My mother in law is the worst about it. When she saw the apartment that we moved into in May, her first response was, "That's not big enough for you to have kids in." Well duh. I told her, "We aren't having kids in this apartment." She rebutted, "So, you'll live here for a year, and when your lease is up you'll get something bigger for the baby?" I pushed back tears, squeezed Caleb's arm, and let him take over. The comments have increased and it comes up from her alone on a monthly basis. And while I am so incredibly flattered that she considers me worthy of giving birth to her grandkids, I am still repulsed every time it comes up in conversation.
First off, I would like to point out how utterly hideous of a question I think this is. Reasons?
1) It's a quite personal question. Where have people's manners gone these days? Think of what is really underneath it all...you might as well say, "When do you plan to start having unprotected sex with the intention of turning one of your eggs into an embryo to eventually be birthed into a full sized human baby?"
Maybe if people had to say it as bluntly as they meant it, it would be a topic that was mentioned much less often and not taken as lightly. What my husband and I do in the bedroom (or what we don't do in the bedroom) is nobody's business besides ours and my gynecologist's on my yearly checkup to decide if I want to renew my prescription for my birth control. It is the most intimate area of my life, the one thing I share with Caleb and Caleb only, and what goes on behind closed doors is going to stay behind closed doors.
2) Beyond the thought of it being a personal question, the person asking it probably has no idea what is going on inside either of our bodies. What if one of us were infertile? My mother, her sisters, her mother, and my dads mother and my dads sister all had at least one miscarriage, so the chances of me having one are actually pretty large. What if we already were trying to get pregnant, and I had gotten pregnant, and I miscarried? What if that had already happened 3 times? Someone asking that question probably would not have the slightest idea that we were going through that, and they would be rubbing salt in an open wound.
3) What if we hated kids? My husband and I don't hate them, but there are people who do. We always say that we don't hate kids, we hate parents that don't do their jobs, but I am completely aware that there are people out there who just automatically hate anything under the age of 16 and don't want to make eye contact with them or acknowledge their existence.
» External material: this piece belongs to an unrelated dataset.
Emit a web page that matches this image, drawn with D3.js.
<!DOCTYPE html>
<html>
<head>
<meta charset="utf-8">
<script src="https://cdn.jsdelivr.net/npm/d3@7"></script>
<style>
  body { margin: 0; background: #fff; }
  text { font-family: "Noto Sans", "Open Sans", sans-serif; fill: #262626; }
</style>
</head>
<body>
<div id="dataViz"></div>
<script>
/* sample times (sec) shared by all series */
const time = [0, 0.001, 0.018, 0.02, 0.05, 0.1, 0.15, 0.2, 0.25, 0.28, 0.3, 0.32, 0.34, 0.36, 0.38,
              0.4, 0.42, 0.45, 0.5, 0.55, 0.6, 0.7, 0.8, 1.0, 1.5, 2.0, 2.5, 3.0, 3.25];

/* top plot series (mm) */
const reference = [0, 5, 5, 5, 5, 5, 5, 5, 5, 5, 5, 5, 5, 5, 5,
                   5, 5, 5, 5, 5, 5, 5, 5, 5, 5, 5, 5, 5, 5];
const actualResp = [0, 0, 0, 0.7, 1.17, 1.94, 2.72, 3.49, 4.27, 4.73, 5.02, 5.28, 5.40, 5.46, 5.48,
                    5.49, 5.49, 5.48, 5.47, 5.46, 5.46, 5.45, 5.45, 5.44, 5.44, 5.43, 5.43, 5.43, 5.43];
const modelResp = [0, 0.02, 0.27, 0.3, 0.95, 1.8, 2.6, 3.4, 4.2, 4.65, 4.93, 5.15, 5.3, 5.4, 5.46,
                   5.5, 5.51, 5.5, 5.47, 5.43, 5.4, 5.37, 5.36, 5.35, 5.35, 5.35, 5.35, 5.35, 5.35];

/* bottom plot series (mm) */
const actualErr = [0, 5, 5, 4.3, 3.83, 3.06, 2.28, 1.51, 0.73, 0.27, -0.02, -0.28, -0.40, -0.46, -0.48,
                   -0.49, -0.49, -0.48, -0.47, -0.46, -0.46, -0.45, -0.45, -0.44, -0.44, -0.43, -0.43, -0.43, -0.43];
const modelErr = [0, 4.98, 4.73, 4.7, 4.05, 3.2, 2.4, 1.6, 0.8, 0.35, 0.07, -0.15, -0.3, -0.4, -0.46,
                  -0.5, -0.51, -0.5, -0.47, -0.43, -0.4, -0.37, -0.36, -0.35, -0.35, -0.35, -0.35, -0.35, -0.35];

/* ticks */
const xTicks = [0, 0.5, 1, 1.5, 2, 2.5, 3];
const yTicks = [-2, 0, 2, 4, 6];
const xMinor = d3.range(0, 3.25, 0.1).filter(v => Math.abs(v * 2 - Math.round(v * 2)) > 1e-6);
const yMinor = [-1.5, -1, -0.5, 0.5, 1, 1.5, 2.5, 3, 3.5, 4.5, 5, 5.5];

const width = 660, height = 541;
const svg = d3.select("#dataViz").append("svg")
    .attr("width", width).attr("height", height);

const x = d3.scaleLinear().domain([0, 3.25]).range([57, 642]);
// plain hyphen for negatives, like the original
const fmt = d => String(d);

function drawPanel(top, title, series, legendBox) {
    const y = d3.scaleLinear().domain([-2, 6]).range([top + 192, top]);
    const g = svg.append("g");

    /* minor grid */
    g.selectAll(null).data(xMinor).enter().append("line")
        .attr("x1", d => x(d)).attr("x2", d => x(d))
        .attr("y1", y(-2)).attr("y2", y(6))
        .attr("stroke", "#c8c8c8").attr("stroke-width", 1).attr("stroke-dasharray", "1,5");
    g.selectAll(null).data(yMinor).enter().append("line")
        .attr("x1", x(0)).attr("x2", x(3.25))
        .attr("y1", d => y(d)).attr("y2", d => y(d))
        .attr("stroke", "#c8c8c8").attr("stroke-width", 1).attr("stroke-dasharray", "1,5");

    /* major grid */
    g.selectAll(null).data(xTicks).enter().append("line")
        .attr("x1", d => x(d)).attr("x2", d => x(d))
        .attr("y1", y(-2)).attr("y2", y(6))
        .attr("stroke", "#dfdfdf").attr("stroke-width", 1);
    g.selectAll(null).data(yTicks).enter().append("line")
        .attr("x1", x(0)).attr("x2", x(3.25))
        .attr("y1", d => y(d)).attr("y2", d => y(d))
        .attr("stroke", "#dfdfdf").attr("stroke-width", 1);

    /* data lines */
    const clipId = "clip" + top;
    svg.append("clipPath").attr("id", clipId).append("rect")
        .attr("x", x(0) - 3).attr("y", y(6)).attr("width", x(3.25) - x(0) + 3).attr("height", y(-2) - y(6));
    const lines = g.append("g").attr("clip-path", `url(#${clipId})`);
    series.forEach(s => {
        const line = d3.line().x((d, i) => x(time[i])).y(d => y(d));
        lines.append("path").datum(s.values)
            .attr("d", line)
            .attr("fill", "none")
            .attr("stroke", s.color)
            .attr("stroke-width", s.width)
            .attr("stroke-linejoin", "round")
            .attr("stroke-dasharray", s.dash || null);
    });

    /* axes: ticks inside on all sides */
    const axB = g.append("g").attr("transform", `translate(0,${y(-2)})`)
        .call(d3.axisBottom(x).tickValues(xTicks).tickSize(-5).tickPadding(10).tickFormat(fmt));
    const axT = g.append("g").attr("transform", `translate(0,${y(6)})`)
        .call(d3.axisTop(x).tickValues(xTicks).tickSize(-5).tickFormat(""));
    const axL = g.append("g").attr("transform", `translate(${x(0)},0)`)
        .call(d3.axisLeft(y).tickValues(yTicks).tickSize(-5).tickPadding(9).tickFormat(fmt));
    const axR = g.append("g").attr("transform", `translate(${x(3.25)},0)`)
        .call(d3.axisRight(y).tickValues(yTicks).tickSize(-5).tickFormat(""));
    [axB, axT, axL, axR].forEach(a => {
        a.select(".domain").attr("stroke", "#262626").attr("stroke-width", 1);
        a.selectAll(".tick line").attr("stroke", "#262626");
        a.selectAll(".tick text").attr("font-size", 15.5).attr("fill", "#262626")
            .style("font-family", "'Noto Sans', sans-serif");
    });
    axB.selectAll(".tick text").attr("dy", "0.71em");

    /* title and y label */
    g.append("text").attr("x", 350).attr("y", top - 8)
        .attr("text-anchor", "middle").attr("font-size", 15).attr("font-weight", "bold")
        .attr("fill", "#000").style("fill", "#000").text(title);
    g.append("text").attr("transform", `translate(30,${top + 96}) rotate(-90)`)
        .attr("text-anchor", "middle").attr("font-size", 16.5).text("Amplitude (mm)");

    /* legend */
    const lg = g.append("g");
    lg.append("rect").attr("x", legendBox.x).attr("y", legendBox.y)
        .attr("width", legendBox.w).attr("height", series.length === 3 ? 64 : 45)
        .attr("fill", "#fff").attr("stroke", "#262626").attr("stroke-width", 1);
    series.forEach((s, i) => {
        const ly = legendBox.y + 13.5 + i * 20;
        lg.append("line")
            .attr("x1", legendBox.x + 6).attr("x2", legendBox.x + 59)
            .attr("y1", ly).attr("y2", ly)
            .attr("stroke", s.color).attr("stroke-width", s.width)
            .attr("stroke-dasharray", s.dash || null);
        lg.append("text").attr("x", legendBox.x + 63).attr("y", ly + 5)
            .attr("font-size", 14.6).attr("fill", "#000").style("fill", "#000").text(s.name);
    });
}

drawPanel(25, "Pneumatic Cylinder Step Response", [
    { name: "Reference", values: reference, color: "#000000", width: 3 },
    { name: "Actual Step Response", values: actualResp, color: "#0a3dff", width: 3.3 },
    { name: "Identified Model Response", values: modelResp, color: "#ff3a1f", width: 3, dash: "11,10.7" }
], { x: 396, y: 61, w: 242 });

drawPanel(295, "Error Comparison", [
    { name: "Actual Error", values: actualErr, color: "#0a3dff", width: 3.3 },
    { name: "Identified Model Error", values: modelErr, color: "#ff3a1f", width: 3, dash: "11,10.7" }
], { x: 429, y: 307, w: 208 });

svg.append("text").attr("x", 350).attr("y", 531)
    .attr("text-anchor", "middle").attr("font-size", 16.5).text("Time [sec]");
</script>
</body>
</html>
Beyond the reasons why I hate this question, however, is my reasoning behind why I don't have a sensible, tangible answer at this point in our lives.
For starters, Caleb and I are very young. My mom had my brother at 32 and me when she was 35, and that was considered ancient at the time. But now, there are women in their 60's having babies. 50 is the new 35 when it comes to child bearing. Caleb is 23 and I'll be 23 in December. We are still in the prime of our 20's, the years where we can be wildly selfish, go out for an impromptu dinner, stay up as late as we want on Friday drinking wine and eating cheese and sleep in on Saturday with no worries of anything stopping us from doing so. We don't have a lot of responsibilities outside of school and work and our dog and cat, and that's the way we like it right now. We like being able to have a little too much wine, to lay in bed and talk and laugh as loud as we want without hearing a baby cry down the hall, or crank up our music loud enough to hear it throughout the whole apartment but just low enough so our next-door neighbors don't complain. We can rent movies with a lot of loud noises without worrying about waking the kids up and I can take the dog outside to go to the bathroom without having to bundle up a kid to carry on my hip while Kora takes her sweet time finding the perfect spot to go.
Secondly, we are mature enough to admit that we are at an age where we want to be able to do whatever we want without anything or anyone inhibiting our decisions. Bringing a baby into the picture would change everything. Everything would be centered around what the baby needed and not around each others' needs. We love having the ability to just be with each other, to nurture and grow our marriage, and to grow in Christ together. We love being able to make things about each other every minute of the day without having to throw a whole other human into the mix.
And lastly, God's timing is everything. I am a full believer that, while we can make plans, and track when I am ovulating and crunch numbers about when we will be able to afford a child and start saving for their college fund, that God's got the upper hand on all of this. If He thought that Caleb and I were ready for a kid, I think He would've allowed me to get pregnant by now. While birth control is a great way of trying to control it, I trust in God more than anything because heck, He got Mary pregnant before she even though of raising her dress.
So, that my friends, is why we aren't even thinking about thinking about getting pregnant right now. And maybe, someday, we will think about thinking about it long enough that we can start to talk about talking more about it. But until then, I will do what I can not to put my business in everyone else's mouths, and for all you know, my "pregnancy" announcement on social media may even be a picture of my holding my firstborn. Because pregnancy is personal.